Lack of competition blamed as business investment per worker drops


Statistics Canada says such investment down by 20 per cent over a 15-year stretch

Canadian business investment per worker plummeted by 20 per cent over a 15-year stretch, according to new Statistics Canada research that suggests weaker competition is partly to blame.

The report finds for every worker, businesses invested $628.80 less in their companies in 2021 than they did in 2006.

The decline was more significant in large and medium-sized companies and foreign-controlled businesses, though it’s unclear why that was the case.

The report attributes nearly one-third of the drop to declining entry rates, or the number of new companies starting up by industry.

“Economists always believe that competition promotes investment. When you look at our data, there’s a decline in the share of new firms,” said Wulong Gu, the study’s author.

Canada is struggling to increase labour productivity amid low business investment, an issue that has been raised frequently by business groups and economists in recent years.

Capital investment, which refers to spending on everything from real estate to machinery, helps businesses grow and make their employees more productive.

That’s why economists argue capital investment is critical to growing the economy and improving living standards.

The report says the slowdown in investment coincided with a shift toward intangible assets such as brand equity and patents, which national statistical agencies don’t record as investments.

However, that shift doesn’t explain why business investment in Canada lags that in other countries, said Wu, because intangible assets are not recorded as investments elsewhere, either.

The study also found no relationship between profitability and business investment, which Wu said was “surprising.”

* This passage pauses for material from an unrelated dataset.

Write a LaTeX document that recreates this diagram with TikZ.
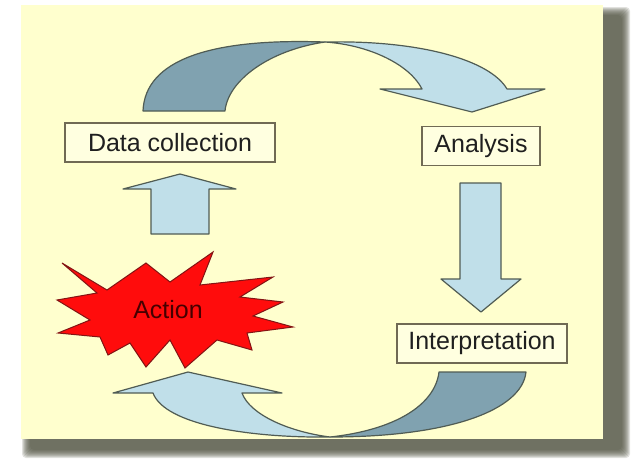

Canada’s competition watchdog released a report in the fall that found competition weakened over the previous two decades as profits and markups rose.

The Liberal government recently introduced several changes to the Competition Act after pledging to modernize the country’s competition law.

The Competition Bureau welcomed the amendments, which were inspired by its recommendations, but it’s hoping for even more ambitious changes.

In a news conference earlier this month, Finance Minister Chrystia Freeland weighed in on the issue of business investment and made a plea directly to CEOs to spend more on their businesses.

“We believe in you. We want strong Canadian-headquartered companies in this country,” Freeland said. “We need you to be investing in the productive capacity of this country, whatever sector you’re in.”